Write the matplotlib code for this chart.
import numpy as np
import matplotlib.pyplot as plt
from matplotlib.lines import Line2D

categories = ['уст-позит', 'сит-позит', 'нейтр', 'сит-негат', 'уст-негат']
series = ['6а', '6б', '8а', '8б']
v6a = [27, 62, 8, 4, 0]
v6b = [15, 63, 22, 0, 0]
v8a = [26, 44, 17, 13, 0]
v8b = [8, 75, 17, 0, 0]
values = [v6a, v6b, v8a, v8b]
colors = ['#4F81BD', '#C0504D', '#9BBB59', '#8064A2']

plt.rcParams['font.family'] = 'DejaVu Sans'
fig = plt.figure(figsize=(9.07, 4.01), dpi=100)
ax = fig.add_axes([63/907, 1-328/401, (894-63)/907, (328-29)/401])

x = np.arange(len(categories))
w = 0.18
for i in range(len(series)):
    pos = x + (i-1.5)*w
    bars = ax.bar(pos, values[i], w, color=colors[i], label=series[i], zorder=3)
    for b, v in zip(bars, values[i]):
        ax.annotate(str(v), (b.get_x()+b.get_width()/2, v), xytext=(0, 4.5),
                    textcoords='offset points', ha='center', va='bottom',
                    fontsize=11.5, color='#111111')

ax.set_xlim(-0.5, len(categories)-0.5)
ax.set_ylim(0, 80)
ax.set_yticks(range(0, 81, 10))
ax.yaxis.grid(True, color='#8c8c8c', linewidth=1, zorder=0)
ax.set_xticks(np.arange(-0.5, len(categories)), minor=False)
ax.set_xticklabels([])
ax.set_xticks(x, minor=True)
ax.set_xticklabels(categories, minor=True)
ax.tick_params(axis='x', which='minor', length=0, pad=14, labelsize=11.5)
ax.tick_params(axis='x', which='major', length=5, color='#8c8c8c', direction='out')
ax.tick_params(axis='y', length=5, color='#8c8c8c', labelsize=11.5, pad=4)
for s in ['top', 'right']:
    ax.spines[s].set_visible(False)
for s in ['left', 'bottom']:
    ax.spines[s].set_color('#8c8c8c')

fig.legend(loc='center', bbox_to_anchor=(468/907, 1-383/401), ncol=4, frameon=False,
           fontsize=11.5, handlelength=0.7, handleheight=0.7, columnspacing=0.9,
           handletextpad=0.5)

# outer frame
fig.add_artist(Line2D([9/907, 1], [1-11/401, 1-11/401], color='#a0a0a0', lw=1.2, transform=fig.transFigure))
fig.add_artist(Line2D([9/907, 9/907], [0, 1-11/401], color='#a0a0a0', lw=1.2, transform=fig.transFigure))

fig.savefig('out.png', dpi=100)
++++++++++
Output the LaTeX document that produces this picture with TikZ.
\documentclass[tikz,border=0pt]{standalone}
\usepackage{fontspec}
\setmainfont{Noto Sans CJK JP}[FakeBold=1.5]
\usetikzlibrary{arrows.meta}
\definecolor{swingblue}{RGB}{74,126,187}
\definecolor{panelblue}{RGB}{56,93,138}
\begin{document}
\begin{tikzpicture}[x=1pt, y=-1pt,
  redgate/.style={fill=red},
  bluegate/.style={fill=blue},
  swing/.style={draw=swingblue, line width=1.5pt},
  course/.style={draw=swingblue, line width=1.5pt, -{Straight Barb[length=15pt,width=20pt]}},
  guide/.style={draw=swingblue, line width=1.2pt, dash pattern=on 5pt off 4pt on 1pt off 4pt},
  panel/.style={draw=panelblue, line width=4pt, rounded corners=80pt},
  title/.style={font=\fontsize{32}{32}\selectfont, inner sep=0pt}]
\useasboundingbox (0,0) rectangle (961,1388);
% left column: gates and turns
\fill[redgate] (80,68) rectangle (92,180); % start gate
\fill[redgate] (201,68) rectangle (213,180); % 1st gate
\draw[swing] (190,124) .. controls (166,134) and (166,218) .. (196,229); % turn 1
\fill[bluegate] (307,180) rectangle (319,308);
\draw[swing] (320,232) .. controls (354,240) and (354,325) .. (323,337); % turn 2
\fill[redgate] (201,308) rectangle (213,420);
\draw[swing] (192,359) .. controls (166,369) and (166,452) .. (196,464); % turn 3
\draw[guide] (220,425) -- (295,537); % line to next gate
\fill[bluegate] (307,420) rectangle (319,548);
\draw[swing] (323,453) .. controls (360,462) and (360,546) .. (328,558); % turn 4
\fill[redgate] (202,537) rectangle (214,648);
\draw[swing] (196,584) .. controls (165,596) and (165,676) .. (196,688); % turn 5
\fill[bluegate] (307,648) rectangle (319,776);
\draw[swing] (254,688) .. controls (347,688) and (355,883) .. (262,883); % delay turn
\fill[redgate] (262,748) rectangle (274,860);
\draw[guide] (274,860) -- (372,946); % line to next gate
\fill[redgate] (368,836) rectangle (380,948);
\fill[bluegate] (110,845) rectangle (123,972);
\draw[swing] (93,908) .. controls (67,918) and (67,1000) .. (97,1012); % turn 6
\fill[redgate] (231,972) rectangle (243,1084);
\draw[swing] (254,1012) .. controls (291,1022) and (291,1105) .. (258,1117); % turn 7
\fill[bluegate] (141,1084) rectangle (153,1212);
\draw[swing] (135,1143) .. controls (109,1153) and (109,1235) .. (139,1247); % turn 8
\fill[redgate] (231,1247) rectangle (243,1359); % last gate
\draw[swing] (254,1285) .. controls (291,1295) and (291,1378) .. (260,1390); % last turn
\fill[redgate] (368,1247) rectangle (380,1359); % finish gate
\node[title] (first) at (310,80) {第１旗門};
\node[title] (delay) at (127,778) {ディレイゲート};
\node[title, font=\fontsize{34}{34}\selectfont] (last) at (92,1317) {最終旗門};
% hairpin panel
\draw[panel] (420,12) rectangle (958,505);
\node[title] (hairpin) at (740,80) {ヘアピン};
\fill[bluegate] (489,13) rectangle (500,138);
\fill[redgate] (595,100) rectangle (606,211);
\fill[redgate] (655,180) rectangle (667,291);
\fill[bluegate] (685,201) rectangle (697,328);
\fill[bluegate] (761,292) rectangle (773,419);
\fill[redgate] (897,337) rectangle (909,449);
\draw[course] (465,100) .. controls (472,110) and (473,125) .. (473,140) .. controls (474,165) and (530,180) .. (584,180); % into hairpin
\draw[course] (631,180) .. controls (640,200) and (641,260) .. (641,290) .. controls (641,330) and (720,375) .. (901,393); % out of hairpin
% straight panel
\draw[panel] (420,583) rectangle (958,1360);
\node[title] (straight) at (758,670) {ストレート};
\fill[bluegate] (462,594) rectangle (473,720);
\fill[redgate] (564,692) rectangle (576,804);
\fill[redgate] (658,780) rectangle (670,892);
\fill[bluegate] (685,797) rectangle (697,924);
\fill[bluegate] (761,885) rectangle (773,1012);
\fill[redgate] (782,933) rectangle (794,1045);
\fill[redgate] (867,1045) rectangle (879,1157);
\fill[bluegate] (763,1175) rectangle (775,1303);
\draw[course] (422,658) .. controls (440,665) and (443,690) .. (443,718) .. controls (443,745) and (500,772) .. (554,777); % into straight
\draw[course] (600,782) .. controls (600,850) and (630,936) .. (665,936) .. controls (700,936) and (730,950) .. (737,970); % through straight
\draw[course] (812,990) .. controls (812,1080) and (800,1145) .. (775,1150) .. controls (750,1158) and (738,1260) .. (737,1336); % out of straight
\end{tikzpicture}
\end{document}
++++++++++
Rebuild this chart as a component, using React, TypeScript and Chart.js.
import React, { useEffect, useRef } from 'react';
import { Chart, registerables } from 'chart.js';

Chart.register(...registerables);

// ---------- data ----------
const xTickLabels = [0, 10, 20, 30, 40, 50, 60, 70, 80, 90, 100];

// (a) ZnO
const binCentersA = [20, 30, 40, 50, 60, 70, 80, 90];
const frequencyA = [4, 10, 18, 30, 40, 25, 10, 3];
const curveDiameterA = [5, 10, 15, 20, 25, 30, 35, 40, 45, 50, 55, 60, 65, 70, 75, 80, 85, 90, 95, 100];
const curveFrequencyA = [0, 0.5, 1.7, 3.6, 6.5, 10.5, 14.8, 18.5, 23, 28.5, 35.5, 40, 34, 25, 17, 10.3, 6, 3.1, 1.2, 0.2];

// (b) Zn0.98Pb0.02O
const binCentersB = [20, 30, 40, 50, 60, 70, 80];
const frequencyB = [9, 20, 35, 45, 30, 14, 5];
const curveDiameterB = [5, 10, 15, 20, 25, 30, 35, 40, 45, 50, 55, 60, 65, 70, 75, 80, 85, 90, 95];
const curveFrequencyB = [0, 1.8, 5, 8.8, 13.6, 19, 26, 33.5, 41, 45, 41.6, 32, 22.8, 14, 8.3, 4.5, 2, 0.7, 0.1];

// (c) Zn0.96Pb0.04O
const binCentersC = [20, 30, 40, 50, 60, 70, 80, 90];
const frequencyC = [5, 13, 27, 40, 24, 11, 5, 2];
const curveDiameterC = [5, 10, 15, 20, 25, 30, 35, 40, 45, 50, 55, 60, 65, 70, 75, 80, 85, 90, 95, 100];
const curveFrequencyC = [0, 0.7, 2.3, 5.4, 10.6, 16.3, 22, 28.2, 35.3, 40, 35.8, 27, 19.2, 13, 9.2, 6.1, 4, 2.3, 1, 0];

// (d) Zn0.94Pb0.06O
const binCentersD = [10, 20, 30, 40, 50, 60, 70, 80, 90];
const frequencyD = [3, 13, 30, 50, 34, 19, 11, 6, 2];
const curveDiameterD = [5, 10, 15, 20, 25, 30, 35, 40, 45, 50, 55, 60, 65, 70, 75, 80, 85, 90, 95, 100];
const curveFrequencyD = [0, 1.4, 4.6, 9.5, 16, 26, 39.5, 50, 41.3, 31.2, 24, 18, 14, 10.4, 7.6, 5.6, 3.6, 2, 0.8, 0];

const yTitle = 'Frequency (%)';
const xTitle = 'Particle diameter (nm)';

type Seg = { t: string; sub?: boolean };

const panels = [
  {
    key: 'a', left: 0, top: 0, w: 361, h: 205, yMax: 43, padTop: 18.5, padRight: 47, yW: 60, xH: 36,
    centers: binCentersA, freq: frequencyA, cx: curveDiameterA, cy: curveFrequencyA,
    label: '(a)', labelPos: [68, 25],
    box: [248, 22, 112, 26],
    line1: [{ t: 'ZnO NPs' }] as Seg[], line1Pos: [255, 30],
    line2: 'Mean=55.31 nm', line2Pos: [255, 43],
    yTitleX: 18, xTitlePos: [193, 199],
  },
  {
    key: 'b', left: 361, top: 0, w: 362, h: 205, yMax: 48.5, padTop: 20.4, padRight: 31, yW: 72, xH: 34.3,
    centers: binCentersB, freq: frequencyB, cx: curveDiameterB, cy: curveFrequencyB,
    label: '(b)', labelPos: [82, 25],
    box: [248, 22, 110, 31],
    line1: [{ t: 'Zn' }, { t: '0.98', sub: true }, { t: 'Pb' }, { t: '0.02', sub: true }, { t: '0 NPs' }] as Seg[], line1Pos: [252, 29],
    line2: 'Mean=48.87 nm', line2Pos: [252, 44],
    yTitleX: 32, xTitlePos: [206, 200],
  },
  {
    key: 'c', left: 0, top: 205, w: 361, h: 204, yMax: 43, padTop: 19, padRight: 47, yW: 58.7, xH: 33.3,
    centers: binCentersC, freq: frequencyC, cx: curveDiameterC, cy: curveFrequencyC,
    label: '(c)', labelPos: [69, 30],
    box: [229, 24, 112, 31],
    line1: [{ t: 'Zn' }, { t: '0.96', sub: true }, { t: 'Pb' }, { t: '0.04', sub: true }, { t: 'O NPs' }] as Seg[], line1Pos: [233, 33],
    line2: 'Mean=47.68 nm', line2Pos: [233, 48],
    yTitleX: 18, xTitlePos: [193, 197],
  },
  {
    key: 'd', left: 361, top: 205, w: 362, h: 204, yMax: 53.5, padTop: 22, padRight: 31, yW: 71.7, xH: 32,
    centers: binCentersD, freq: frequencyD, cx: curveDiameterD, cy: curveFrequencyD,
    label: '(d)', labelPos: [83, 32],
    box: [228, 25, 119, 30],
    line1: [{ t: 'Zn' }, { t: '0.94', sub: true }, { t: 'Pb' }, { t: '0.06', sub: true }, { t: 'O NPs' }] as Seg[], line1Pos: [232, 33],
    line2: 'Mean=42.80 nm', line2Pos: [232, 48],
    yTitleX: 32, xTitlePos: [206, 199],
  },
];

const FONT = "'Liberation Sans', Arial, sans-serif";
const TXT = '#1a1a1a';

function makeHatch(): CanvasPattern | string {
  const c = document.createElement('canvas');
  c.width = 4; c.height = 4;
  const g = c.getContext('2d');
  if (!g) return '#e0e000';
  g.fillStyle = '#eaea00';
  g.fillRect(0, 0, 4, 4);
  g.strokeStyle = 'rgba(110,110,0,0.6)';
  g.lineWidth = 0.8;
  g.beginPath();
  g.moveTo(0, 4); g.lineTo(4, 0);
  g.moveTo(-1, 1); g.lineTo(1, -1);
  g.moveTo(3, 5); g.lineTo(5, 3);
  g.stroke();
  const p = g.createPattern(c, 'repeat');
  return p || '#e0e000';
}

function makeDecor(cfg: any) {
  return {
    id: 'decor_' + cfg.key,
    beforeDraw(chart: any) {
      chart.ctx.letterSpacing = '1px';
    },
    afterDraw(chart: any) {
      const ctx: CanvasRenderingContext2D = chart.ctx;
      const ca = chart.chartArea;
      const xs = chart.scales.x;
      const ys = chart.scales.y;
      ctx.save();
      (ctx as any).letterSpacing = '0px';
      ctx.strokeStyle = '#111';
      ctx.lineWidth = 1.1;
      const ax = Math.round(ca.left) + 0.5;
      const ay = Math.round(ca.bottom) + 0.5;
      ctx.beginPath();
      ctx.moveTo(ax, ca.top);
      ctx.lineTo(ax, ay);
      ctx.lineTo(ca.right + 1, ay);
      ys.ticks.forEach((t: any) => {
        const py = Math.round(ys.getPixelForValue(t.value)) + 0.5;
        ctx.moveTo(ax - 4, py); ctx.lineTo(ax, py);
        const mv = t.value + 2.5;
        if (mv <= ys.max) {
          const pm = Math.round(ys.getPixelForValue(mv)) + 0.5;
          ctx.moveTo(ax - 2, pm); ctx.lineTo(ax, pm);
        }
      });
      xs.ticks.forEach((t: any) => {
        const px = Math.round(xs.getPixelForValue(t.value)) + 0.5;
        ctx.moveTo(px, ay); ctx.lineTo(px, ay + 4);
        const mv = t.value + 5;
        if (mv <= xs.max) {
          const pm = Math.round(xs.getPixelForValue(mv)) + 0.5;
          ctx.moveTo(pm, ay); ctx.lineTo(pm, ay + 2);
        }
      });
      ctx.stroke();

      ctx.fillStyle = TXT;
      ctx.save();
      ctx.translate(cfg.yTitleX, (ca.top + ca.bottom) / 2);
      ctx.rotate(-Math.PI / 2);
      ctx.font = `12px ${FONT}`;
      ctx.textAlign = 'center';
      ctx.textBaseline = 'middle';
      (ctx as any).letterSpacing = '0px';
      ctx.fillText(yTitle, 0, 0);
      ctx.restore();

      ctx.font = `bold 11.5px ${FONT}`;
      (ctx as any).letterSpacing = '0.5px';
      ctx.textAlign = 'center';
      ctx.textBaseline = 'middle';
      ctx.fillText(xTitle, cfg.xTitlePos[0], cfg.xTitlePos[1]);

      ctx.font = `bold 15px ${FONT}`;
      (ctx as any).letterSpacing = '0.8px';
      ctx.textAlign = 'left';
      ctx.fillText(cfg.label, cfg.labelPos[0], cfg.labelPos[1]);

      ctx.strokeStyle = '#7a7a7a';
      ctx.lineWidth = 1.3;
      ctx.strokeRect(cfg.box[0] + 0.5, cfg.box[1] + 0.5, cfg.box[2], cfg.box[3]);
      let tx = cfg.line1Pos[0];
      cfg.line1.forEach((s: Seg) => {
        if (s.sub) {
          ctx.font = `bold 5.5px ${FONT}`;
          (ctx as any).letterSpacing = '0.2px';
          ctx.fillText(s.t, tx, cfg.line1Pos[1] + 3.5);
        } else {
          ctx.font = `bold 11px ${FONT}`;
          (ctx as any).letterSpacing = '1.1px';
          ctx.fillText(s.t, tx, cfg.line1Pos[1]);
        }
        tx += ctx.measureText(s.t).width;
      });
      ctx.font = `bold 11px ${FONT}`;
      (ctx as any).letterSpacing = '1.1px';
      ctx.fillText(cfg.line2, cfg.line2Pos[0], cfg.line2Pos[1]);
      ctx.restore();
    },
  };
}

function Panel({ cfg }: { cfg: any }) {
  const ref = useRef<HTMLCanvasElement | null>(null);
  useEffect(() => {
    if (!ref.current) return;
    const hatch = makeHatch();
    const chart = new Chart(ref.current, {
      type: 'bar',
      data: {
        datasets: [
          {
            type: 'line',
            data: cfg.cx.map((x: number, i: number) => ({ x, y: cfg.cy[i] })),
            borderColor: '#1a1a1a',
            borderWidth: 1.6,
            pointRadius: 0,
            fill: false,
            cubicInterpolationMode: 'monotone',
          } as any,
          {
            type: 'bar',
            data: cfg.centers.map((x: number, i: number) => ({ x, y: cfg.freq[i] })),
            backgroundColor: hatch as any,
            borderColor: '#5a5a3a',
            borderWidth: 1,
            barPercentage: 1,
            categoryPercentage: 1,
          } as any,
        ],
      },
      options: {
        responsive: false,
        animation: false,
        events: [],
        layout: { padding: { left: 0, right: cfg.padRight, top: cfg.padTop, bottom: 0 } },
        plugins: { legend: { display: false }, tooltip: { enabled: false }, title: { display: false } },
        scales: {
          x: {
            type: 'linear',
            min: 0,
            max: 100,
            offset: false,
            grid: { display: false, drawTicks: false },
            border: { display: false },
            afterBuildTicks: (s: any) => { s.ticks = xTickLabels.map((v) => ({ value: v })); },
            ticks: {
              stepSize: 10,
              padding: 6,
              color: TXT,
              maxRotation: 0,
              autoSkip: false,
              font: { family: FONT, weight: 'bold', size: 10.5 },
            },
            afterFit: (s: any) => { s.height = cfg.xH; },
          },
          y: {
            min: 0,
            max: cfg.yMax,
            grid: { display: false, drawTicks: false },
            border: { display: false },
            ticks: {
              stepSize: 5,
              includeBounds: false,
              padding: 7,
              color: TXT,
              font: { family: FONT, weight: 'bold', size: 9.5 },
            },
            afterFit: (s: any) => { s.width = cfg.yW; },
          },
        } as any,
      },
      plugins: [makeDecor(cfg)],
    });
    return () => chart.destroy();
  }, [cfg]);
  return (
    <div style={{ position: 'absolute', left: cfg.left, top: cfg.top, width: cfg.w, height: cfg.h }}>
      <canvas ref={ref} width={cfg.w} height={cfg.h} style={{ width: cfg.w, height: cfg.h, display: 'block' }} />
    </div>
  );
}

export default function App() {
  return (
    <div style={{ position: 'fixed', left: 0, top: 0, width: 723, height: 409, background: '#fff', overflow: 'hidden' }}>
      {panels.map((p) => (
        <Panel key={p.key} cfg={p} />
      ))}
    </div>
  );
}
++++++++++
From the line with "Write the matplotlib code for this chart." through the line with "colors = ['#4F81BD', '#C0504D', '#9BBB59', '#8064A2']", set down every line exactly and nothing besides.

* Response to the exercise *
Write the matplotlib code for this chart.
import numpy as np
import matplotlib.pyplot as plt
from matplotlib.lines import Line2D

categories = ['уст-позит', 'сит-позит', 'нейтр', 'сит-негат', 'уст-негат']
series = ['6а', '6б', '8а', '8б']
v6a = [27, 62, 8, 4, 0]
v6b = [15, 63, 22, 0, 0]
v8a = [26, 44, 17, 13, 0]
v8b = [8, 75, 17, 0, 0]
values = [v6a, v6b, v8a, v8b]
colors = ['#4F81BD', '#C0504D', '#9BBB59', '#8064A2']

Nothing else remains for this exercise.